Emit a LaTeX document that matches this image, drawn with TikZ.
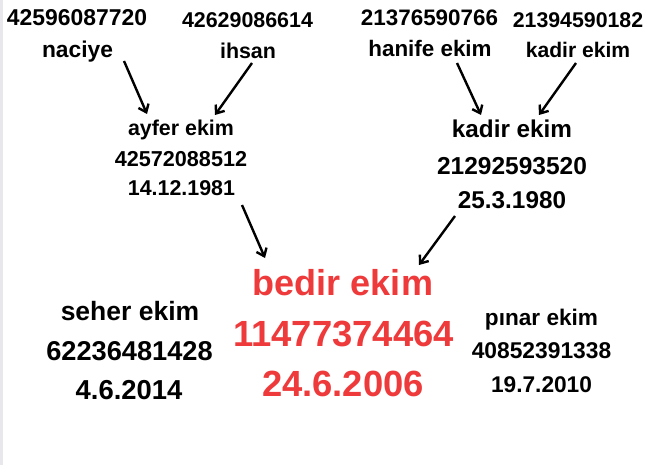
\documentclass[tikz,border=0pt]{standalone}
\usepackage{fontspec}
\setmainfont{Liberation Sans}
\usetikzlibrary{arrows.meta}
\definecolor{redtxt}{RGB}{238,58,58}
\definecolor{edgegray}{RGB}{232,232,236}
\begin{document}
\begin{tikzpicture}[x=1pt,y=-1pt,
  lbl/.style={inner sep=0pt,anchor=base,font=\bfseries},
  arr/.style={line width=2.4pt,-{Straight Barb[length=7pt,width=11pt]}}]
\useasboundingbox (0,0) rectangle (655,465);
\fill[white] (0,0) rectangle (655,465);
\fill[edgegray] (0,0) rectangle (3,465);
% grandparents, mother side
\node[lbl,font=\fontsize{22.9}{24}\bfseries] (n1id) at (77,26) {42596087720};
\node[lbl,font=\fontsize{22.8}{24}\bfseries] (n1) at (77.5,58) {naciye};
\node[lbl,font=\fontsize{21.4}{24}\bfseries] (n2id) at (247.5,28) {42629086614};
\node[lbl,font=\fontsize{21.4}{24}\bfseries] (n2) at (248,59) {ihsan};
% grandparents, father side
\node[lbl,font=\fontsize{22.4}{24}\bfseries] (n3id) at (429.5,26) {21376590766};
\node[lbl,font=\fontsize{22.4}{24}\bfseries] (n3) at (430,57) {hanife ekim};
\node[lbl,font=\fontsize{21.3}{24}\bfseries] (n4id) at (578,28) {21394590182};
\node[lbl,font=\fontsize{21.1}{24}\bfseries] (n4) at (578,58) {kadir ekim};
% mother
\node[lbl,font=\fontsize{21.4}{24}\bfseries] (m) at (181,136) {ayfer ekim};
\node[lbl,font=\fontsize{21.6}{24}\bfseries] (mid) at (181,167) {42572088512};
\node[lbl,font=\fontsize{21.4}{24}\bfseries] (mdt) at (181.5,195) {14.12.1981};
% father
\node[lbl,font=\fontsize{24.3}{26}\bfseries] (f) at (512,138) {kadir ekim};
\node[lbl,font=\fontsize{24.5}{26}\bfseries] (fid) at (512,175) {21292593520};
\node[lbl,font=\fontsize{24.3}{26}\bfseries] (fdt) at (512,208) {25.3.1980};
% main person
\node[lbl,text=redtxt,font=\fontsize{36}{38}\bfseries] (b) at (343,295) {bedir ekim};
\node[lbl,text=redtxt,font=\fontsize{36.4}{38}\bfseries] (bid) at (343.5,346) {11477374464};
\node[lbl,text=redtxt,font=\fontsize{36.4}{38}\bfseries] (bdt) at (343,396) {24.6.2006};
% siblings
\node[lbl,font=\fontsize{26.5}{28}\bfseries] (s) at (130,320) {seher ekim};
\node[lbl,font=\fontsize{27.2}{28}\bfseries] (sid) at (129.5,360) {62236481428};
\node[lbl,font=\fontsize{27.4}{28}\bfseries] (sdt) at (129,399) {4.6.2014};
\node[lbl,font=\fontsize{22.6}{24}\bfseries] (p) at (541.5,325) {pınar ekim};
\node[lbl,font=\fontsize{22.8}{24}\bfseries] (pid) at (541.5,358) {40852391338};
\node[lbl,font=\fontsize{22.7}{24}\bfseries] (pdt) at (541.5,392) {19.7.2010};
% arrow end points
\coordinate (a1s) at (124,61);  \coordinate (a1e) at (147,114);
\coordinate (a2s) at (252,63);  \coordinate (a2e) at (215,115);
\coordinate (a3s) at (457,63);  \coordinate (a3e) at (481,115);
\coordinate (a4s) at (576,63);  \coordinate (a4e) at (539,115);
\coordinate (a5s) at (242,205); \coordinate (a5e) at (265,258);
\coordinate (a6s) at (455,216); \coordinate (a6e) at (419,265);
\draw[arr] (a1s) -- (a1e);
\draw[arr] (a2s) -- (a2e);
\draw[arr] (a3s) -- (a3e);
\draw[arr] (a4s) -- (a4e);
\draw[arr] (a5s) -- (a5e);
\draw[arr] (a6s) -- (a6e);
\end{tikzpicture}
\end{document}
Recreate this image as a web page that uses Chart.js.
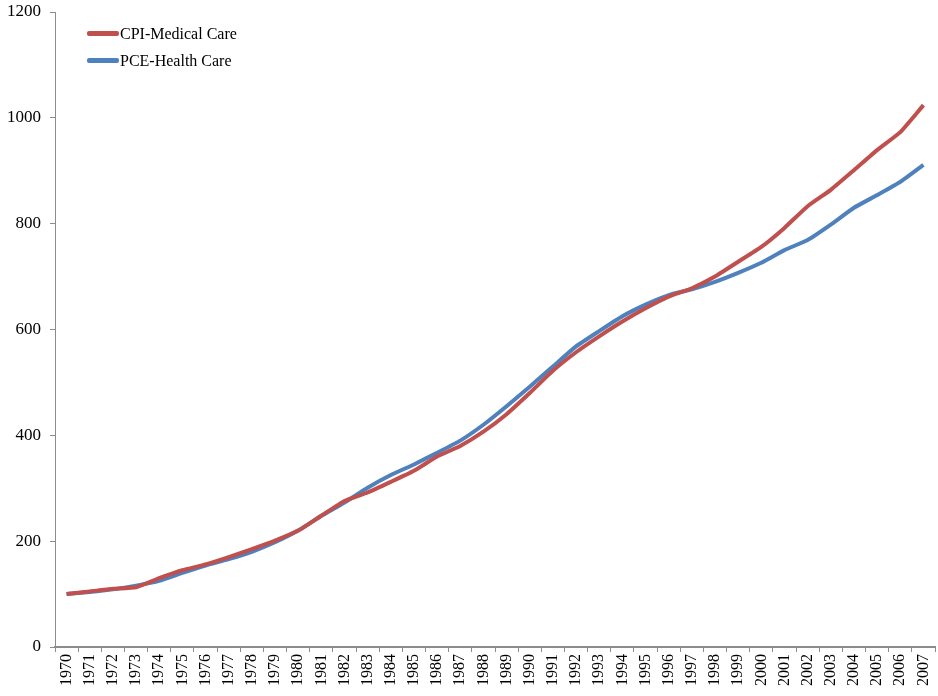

● Instruction
Transcribe all of the records above character for character. Exclude the pictures.

● Task output
Emit a LaTeX document that matches this image, drawn with TikZ.
\documentclass[tikz,border=0pt]{standalone}
\usepackage{fontspec}
\setmainfont{Liberation Sans}
\usetikzlibrary{arrows.meta}
\definecolor{redtxt}{RGB}{238,58,58}
\definecolor{edgegray}{RGB}{232,232,236}
\begin{document}
\begin{tikzpicture}[x=1pt,y=-1pt,
  lbl/.style={inner sep=0pt,anchor=base,font=\bfseries},
  arr/.style={line width=2.4pt,-{Straight Barb[length=7pt,width=11pt]}}]
\useasboundingbox (0,0) rectangle (655,465);
\fill[white] (0,0) rectangle (655,465);
\fill[edgegray] (0,0) rectangle (3,465);
% grandparents, mother side
\node[lbl,font=\fontsize{22.9}{24}\bfseries] (n1id) at (77,26) {42596087720};
\node[lbl,font=\fontsize{22.8}{24}\bfseries] (n1) at (77.5,58) {naciye};
\node[lbl,font=\fontsize{21.4}{24}\bfseries] (n2id) at (247.5,28) {42629086614};
\node[lbl,font=\fontsize{21.4}{24}\bfseries] (n2) at (248,59) {ihsan};
% grandparents, father side
\node[lbl,font=\fontsize{22.4}{24}\bfseries] (n3id) at (429.5,26) {21376590766};
\node[lbl,font=\fontsize{22.4}{24}\bfseries] (n3) at (430,57) {hanife ekim};
\node[lbl,font=\fontsize{21.3}{24}\bfseries] (n4id) at (578,28) {21394590182};
\node[lbl,font=\fontsize{21.1}{24}\bfseries] (n4) at (578,58) {kadir ekim};
% mother
\node[lbl,font=\fontsize{21.4}{24}\bfseries] (m) at (181,136) {ayfer ekim};
\node[lbl,font=\fontsize{21.6}{24}\bfseries] (mid) at (181,167) {42572088512};
\node[lbl,font=\fontsize{21.4}{24}\bfseries] (mdt) at (181.5,195) {14.12.1981};
% father
\node[lbl,font=\fontsize{24.3}{26}\bfseries] (f) at (512,138) {kadir ekim};
\node[lbl,font=\fontsize{24.5}{26}\bfseries] (fid) at (512,175) {21292593520};
\node[lbl,font=\fontsize{24.3}{26}\bfseries] (fdt) at (512,208) {25.3.1980};
% main person
\node[lbl,text=redtxt,font=\fontsize{36}{38}\bfseries] (b) at (343,295) {bedir ekim};
\node[lbl,text=redtxt,font=\fontsize{36.4}{38}\bfseries] (bid) at (343.5,346) {11477374464};
\node[lbl,text=redtxt,font=\fontsize{36.4}{38}\bfseries] (bdt) at (343,396) {24.6.2006};
% siblings
\node[lbl,font=\fontsize{26.5}{28}\bfseries] (s) at (130,320) {seher ekim};
\node[lbl,font=\fontsize{27.2}{28}\bfseries] (sid) at (129.5,360) {62236481428};
\node[lbl,font=\fontsize{27.4}{28}\bfseries] (sdt) at (129,399) {4.6.2014};
\node[lbl,font=\fontsize{22.6}{24}\bfseries] (p) at (541.5,325) {pınar ekim};
\node[lbl,font=\fontsize{22.8}{24}\bfseries] (pid) at (541.5,358) {40852391338};
\node[lbl,font=\fontsize{22.7}{24}\bfseries] (pdt) at (541.5,392) {19.7.2010};
% arrow end points
\coordinate (a1s) at (124,61);  \coordinate (a1e) at (147,114);
\coordinate (a2s) at (252,63);  \coordinate (a2e) at (215,115);
\coordinate (a3s) at (457,63);  \coordinate (a3e) at (481,115);
\coordinate (a4s) at (576,63);  \coordinate (a4e) at (539,115);
\coordinate (a5s) at (242,205); \coordinate (a5e) at (265,258);
\coordinate (a6s) at (455,216); \coordinate (a6e) at (419,265);
\draw[arr] (a1s) -- (a1e);
\draw[arr] (a2s) -- (a2e);
\draw[arr] (a3s) -- (a3e);
\draw[arr] (a4s) -- (a4e);
\draw[arr] (a5s) -- (a5e);
\draw[arr] (a6s) -- (a6e);
\end{tikzpicture}
\end{document}
Recreate this image as a web page that uses Chart.js.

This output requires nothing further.